Global Energy Development has reported details of its Three Year Plan running 2010 through to the end of 2012 prepared in conjunction

Global Energy Development

Global Energy Development has reported details of its Three Year Plan running 2010 through to the end of 2012 prepared in conjunction with independent consultants.

The purpose of the Plan is to increase production volumes whilst developing the Company's reserve base and represents much increased drilling activity when compared to historic levels. The Plan includes the drilling of 13 strategically located wells, plus one well re-entry, two accompanying seismic acquisition programmes and the construction of facilities. The Company owns 100% of all its contracts and hence holds a 100% interest in all the wells to be drilled.

The wells to be drilled were selected from over 1,000 potential drill sites by the independent petroleum engineers Ralph E. Davis Associates, Inc. ("RED") after re-evaluating all technical data. RED selected the wells with the purpose of trying to move the majority of the Company's current probable and possible reserves into the proved reserve category whilst significantly increasing daily production volumes. The Company's net probable and possible reserves stand at a combined 212.1 million barrels of oil equivalent ("BOE") per a reserve report independently prepared by RED dated 31 December 2009. The Company's proved reserves stand at 60.8 million BOE net to the Company per the same report.

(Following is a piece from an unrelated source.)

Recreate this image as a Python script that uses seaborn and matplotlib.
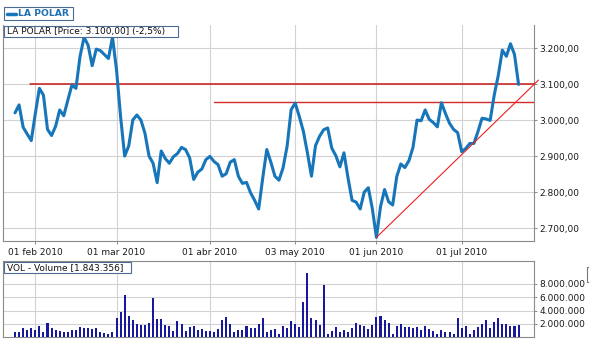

Cost estimates for the wells to be drilled were sourced from a major oilfield services provider while RED provided production estimates. RED then assessed economics to establish the sequence of drilling which would maximize production and cash flow and negate or reduce the need for external cash to fulfill the Plan, with the Company intending to fund the entire Plan itself from cash flow from operations. For planning purposes the Company added cost contingencies and risked downwards RED's production estimates. Factoring these in, the total cost of the Plan is estimated at approximately $110 million and is anticipated to result in combined new production of approximately 9,000 barrels of oil per day ("BODP") net to the Company (total undeclined initial rate for all wells) in addition to moving an additional 200 million BOE to proved reserves (net to the Company) by the end of 2012.